In the fourth quarter of 2017, we acquired all of the issued and outstanding shares of RE Community Holdings II, Inc. (ReCommunity) for $167.1 million, net of cash acquired, plus $5.3 million of certain capital leases. Prior to the acquisition, ReCommunity was the largest independent recycling-processing company in the United States, with 26 recycling processing centers in 14 states, operating primarily in locations where Republic maintains a leading market presence. We allocated $50.0 million of property and equipment, $48.5 million of deferred tax assets, $3.5 million of intangible assets and $69.1 million of goodwill.
The purchase price allocations are preliminary and are based on information existing at the acquisition dates. Accordingly, the purchase price allocations are subject to change. Substantially all of the goodwill and intangible assets recorded for acquisitions in 2018 were deductible for tax purposes. Goodwill of $42.2 million recorded for certain acquisitions in 2017 was not deductible for tax purposes.
These acquisitions are not material to the Company's results of operations, individually or in the aggregate. As a result, no pro forma financial information is provided.
Investments
In 2018 and 2017, we acquired non-controlling equity interests in certain limited liability companies that qualified for investment tax credits under Section 48 of the Internal Revenue Code. In exchange for our noncontrolling interests, we made certain capital contributions of approximately $82 million and $29 million, which were recorded to other long-term assets in our December 31, 2018 and 2017 consolidated balance sheets, respectively. During 2018 and 2017, we also reduced the carrying value of these investments by $35.8 million and $27.4 million, respectively, as a result of tax credits allocated to us, cash distributions, and our share of income and loss pursuant to the terms of the limited liability company agreements.
For further discussion of the income tax benefits, see Note 10, Income Taxes.
Restructuring Charges
In January 2018, we eliminated certain positions following the consolidation of select back-office functions, including but not limited to the integration of our National Accounts support functions into our existing corporate support functions. These changes include a reduction in administrative staffing and closing of certain office locations. During 2018, we incurred restructuring charges of $26.4 million that primarily consisted of severance and other employee termination benefits, the closure of offices with non-cancelable lease agreements, and the redesign of our back-office functions and software systems. We paid $24.7 million during 2018 related to these restructuring efforts.

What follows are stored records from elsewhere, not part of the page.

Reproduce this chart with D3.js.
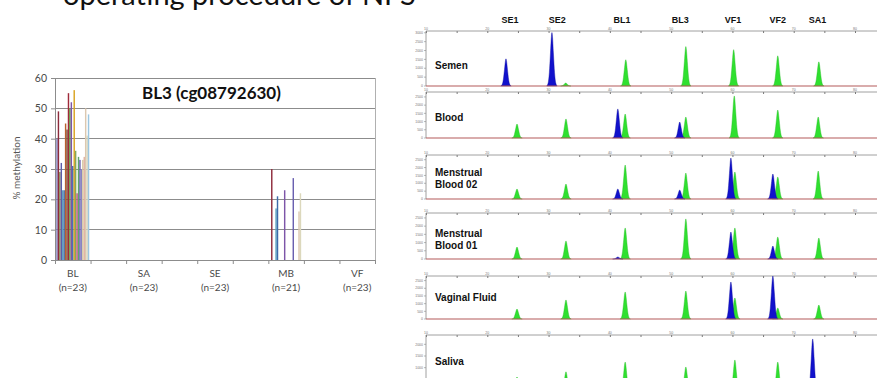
<!DOCTYPE html>
<html>
<head>
<meta charset="utf-8">
<script src="https://cdn.jsdelivr.net/npm/d3@7"></script>
<style>
  body { margin: 0; background: #fff; }
  svg { display: block; }
</style>
</head>
<body>
<svg id="fig" width="877" height="378"></svg>
<script>
// ---------- Methylation bar chart (BL3 marker) ----------
const categories = ["BL", "SA", "SE", "MB", "VF"];
const sampleCounts = [23, 23, 23, 21, 23];
const yTickValues = [0, 10, 20, 30, 40, 50, 60];
const blValues = [40, 49, 29, 32, 23, 23, 45, 43, 55, 50, 52, 31, 56, 36, 22, 34, 33, 30, 33, 34, 50, 41, 48];
const saValues = [];
const seValues = [];
const mbValues = [0, 30, 0, 0, 17, 21, 0, 0, 0, 0, 23, 0, 0, 0, 0, 0, 27, 0, 0, 0, 16, 22, 0];
const vfValues = [];
const seriesColors = [
  "#8080c0", "#8e2b3c", "#86864e", "#5c5caa", "#5aa0c0", "#3f6aa8", "#b8602e", "#7e4e36",
  "#a02a3a", "#5e9a3c", "#7d55a8", "#3e6cb0", "#d9a321", "#86a85a", "#cc4f8c", "#5da66a",
  "#6a60b0", "#8a84c0", "#d6c9a2", "#e2b4a4", "#dcc8b0", "#dcd8bc", "#9cc6e0"
];

// ---------- Capillary electrophoresis panels ----------
const markerNames = ["SE1", "SE2", "BL1", "BL3", "VF1", "VF2", "SA1"];
const markerSizes = [23.7, 31.4, 42.0, 51.5, 60.1, 67.4, 73.9];
const sizeTickValues = [10, 15, 20, 25, 30, 35, 40, 45, 50, 55, 60, 65, 70, 75, 80];
const sizeTickLabels = [10, 20, 30, 40, 50, 60, 70, 80];
const sampleLabels = [["Semen"], ["Blood"], ["Menstrual", "Blood 02"], ["Menstrual", "Blood 01"], ["Vaginal Fluid"], ["Saliva"]];
const rfuMax = [3100, 2800, 2800, 2800, 2800, 2400];
const rfuTicks = [0, 500, 1000, 1500, 2000, 2500, 3000];

// [dye, size, height in RFU]
const semenPeaks = [["blue", 23.05, 1530], ["blue", 30.55, 3010], ["green", 32.8, 170], ["green", 42.6, 1480],
  ["green", 52.4, 2220], ["green", 60.2, 2050], ["green", 67.4, 1700], ["green", 74.1, 1360]];
const bloodPeaks = [["green", 24.85, 850], ["green", 32.84, 1160], ["green", 42.5, 1460], ["blue", 41.3, 1770],
  ["green", 52.4, 1280], ["blue", 51.4, 970], ["green", 60.3, 2560], ["green", 67.4, 1700], ["green", 74.0, 1280]];
const mb02Peaks = [["green", 24.85, 640], ["green", 32.84, 950], ["green", 42.5, 2160], ["blue", 41.3, 640],
  ["green", 52.4, 1650], ["blue", 51.4, 570], ["green", 60.4, 1720], ["blue", 59.75, 2610],
  ["green", 67.4, 1400], ["blue", 66.6, 1590], ["green", 74.0, 1780]];
const mb01Peaks = [["green", 24.85, 730], ["green", 32.84, 1100], ["green", 42.5, 1890], ["blue", 41.3, 120],
  ["green", 52.4, 2440], ["green", 60.4, 1890], ["blue", 59.75, 1640], ["green", 67.4, 1340],
  ["blue", 66.6, 790], ["green", 74.1, 1280]];
const vfPeaks = [["green", 24.85, 650], ["green", 32.84, 1240], ["green", 42.5, 1760], ["green", 52.4, 1820],
  ["green", 60.4, 1370], ["blue", 59.75, 2410], ["green", 67.4, 720], ["blue", 66.6, 2800], ["green", 74.1, 910]];
const salivaPeaks = [["green", 24.85, 600], ["green", 32.84, 820], ["green", 42.5, 1240], ["green", 52.4, 1030],
  ["green", 60.4, 1330], ["green", 67.4, 1240], ["green", 74.1, 400], ["blue", 73.1, 2230]];

const W = 877, H = 378;
const svg = d3.select("#fig");
svg.append("rect").attr("width", W).attr("height", H).attr("fill", "#fff");

// Heading line (continues from the slide above)
svg.append("text")
  .attr("x", 63).attr("y", 5)
  .attr("font-family", "Lato, 'Open Sans', sans-serif")
  .attr("font-size", 29)
  .attr("fill", "#111")
  .text("operating procedure of NFS");

// ================= Bar chart =================
const plot = { left: 55, right: 375, top: 78, bottom: 260 };
const slotCount = categories.length * 2 - 1;
const x = d3.scaleLinear().domain([0, slotCount]).range([plot.left, plot.right]);
const y = d3.scaleLinear().domain([0, 60]).range([plot.bottom, plot.top]);
const slotWidth = x(1) - x(0);
const seriesBand = d3.scaleBand().domain(d3.range(seriesColors.length))
  .range([0, slotWidth]).paddingInner(0).paddingOuter(0.9);
const valueLists = [blValues, saValues, seValues, mbValues, vfValues];
const gridColor = "#8c8c8c";
const axisText = "#4a4a4a";

const bar = svg.append("g");

// horizontal gridlines
bar.append("g").selectAll("line")
  .data(yTickValues.filter(v => v > 0))
  .join("line")
  .attr("x1", plot.left).attr("x2", plot.right)
  .attr("y1", d => y(d)).attr("y2", d => y(d))
  .attr("stroke", gridColor).attr("stroke-width", 1)
  .attr("shape-rendering", "crispEdges");

// right border of plot area
bar.append("line")
  .attr("x1", plot.right).attr("x2", plot.right)
  .attr("y1", plot.top).attr("y2", plot.bottom)
  .attr("stroke", "#b0b0b0").attr("shape-rendering", "crispEdges");

// bars
categories.forEach((cat, ci) => {
  const x0 = x(ci * 2);
  bar.append("g").selectAll("rect")
    .data(valueLists[ci].map((v, j) => ({ v, j })).filter(d => d.v > 0))
    .join("rect")
    .attr("x", d => x0 + seriesBand(d.j))
    .attr("width", seriesBand.bandwidth())
    .attr("y", d => y(d.v))
    .attr("height", d => y(0) - y(d.v))
    .attr("fill", d => seriesColors[d.j]);
});

// y axis
const yAxis = d3.axisLeft(y).tickValues(yTickValues).tickSize(4).tickPadding(4);
const gy = bar.append("g").attr("transform", `translate(${plot.left},0)`).call(yAxis);
gy.select(".domain").attr("stroke", gridColor);
gy.selectAll(".tick line").attr("stroke", gridColor);
gy.selectAll(".tick text").attr("fill", axisText)
  .attr("font-family", "Lato, 'Open Sans', sans-serif").attr("font-size", 10.5);

// x axis: line and slot ticks
const gx = bar.append("g").attr("transform", `translate(0,${plot.bottom})`)
  .call(d3.axisBottom(x).tickValues(d3.range(slotCount + 1)).tickSize(4).tickFormat(""));
gx.select(".domain").attr("stroke", gridColor);
gx.selectAll(".tick line").attr("stroke", gridColor);

// category labels
const catLabels = bar.append("g").selectAll("text")
  .data(categories)
  .join("text")
  .attr("x", (d, i) => x(i * 2 + 0.5))
  .attr("text-anchor", "middle")
  .attr("fill", axisText)
  .attr("font-family", "Lato, 'Open Sans', sans-serif")
  .attr("font-size", 10);
catLabels.append("tspan").attr("x", (d, i) => x(i * 2 + 0.5)).attr("y", 277).text(d => d);
catLabels.append("tspan").attr("x", (d, i) => x(i * 2 + 0.5)).attr("y", 291)
  .text((d, i) => `(n=${sampleCounts[i]})`);

// y axis title
bar.append("text")
  .attr("transform", "translate(20,168) rotate(-90)")
  .attr("text-anchor", "middle")
  .attr("fill", "#555")
  .attr("font-family", "Lato, 'Open Sans', sans-serif")
  .attr("font-size", 10)
  .text("% methylation");

// chart title
bar.append("text")
  .attr("x", 142).attr("y", 99)
  .attr("font-family", "Lato, 'Open Sans', sans-serif")
  .attr("font-weight", "bold")
  .attr("font-size", 17)
  .attr("fill", "#111")
  .text("BL3 (cg08792630)");

// ================= Electropherograms =================
const ep = { left: 426, right: 877 };
const rulerY = [31, 92, 155, 213, 276, 335];
const baseY = [86, 138, 199, 259, 319, 391];
const labelY = [65, 117, 172, 233, 297, 361];
const dyeColors = { blue: "#1111cc", green: "#2fe02f" };
const allPeaks = [semenPeaks, bloodPeaks, mb02Peaks, mb01Peaks, vfPeaks, salivaPeaks];
const xs = d3.scaleLinear().domain([10, 80]).range([426, 855]);
const peakHalfWidth = 0.85;
// normalised peak outline: offset (in half-widths) and relative height
const peakOutline = [[-1, 0], [-0.72, 0.06], [-0.5, 0.25], [-0.28, 0.62], [-0.1, 0.93], [0, 1],
  [0.1, 0.93], [0.28, 0.62], [0.5, 0.25], [0.72, 0.06], [1, 0]];
const tiny = "'Liberation Sans', Arial, sans-serif";

const epg = svg.append("g");

// dye marker names above the first panel
epg.append("g").selectAll("text")
  .data(markerNames)
  .join("text")
  .attr("x", (d, i) => xs(markerSizes[i]))
  .attr("y", 23)
  .attr("text-anchor", "middle")
  .attr("font-family", tiny)
  .attr("font-weight", "bold")
  .attr("font-size", 9)
  .attr("fill", "#111")
  .text(d => d);

sampleLabels.forEach((lines, p) => {
  const g = epg.append("g");
  const ys = d3.scaleLinear().domain([0, rfuMax[p]]).range([baseY[p], rulerY[p]]);

  // size ruler on top
  const ruler = g.append("g").attr("transform", `translate(0,${rulerY[p]})`)
    .call(d3.axisBottom(xs).tickValues(sizeTickValues).tickSize(2).tickFormat(""));
  ruler.select(".domain").remove();
  ruler.selectAll(".tick line").attr("stroke", "#777");
  g.append("line").attr("x1", ep.left).attr("x2", ep.right)
    .attr("y1", rulerY[p]).attr("y2", rulerY[p])
    .attr("stroke", "#888").attr("stroke-width", 0.8);
  g.append("g").selectAll("text")
    .data(sizeTickLabels)
    .join("text")
    .attr("x", d => xs(d)).attr("y", rulerY[p] - 1.5)
    .attr("text-anchor", "middle")
    .attr("font-family", tiny).attr("font-size", 3.5).attr("fill", "#777")
    .text(d => d);

  // RFU axis on the left (only the part inside the figure)
  const ticks = rfuTicks.filter(t => t <= rfuMax[p] && ys(t) < H - 3);
  g.append("line").attr("x1", ep.left).attr("x2", ep.left)
    .attr("y1", rulerY[p]).attr("y2", baseY[p])
    .attr("stroke", "#888").attr("stroke-width", 0.8);
  g.append("g").selectAll("line")
    .data(ticks).join("line")
    .attr("x1", ep.left - 2).attr("x2", ep.left)
    .attr("y1", d => ys(d)).attr("y2", d => ys(d))
    .attr("stroke", "#888").attr("stroke-width", 0.6);
  g.append("g").selectAll("text")
    .data(ticks).join("text")
    .attr("x", ep.left - 3).attr("y", d => ys(d) + 1.2)
    .attr("text-anchor", "end")
    .attr("font-family", tiny).attr("font-size", 3.5).attr("fill", "#777")
    .text(d => d);

  // peaks
  const area = d3.area()
    .x(d => d[0]).y0(baseY[p]).y1(d => d[1])
    .curve(d3.curveMonotoneX);
  g.append("g").selectAll("path")
    .data(allPeaks[p])
    .join("path")
    .attr("d", d => area(peakOutline.map(([o, r]) =>
      [xs(d[1] + o * peakHalfWidth), ys(d[2] * r)])))
    .attr("fill", d => dyeColors[d[0]])
    .attr("stroke", d => d[0] === "blue" ? "#0a0a99" : "#22b822")
    .attr("stroke-width", 0.4);

  // baseline trace
  g.append("line").attr("x1", ep.left).attr("x2", ep.right)
    .attr("y1", baseY[p]).attr("y2", baseY[p])
    .attr("stroke", "#b35a5a").attr("stroke-width", 1.1);

  // sample name
  const t = g.append("text")
    .attr("font-family", tiny).attr("font-weight", "bold")
    .attr("font-size", 10).attr("fill", "#111");
  lines.forEach((line, k) => {
    t.append("tspan").attr("x", 435).attr("y", labelY[p] + 3.5 + k * 12).text(line);
  });
});
</script>
</body>
</html>
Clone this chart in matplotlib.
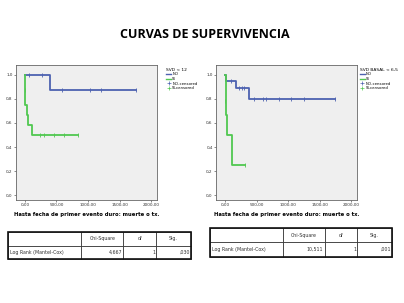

In January 2016, we realigned our field support functions by combining our three regions into two field groups, consolidating our areas and streamlining select operational support roles at our Phoenix headquarters. Additionally, in the second quarter of 2016, we began the redesign of our back-office functions as well as the consolidation of over 100 customer service locations into three Customer Resource Centers. The redesign of our back-office functions and software systems continued into 2018. During the years ended December 31, 2017 and 2016, we incurred $17.6 million and $40.7 million of restructuring charges, respectively, that primarily consisted of severance and other employee termination benefits, transition costs, relocation benefits, and the closure of offices with lease agreements with non-cancelable terms. The savings realized from these restructuring efforts have been reinvested in our customer-focused programs and initiatives. During 2017 and 2016, we paid $18.6 million and $32.5 million, respectively, related to these restructuring efforts.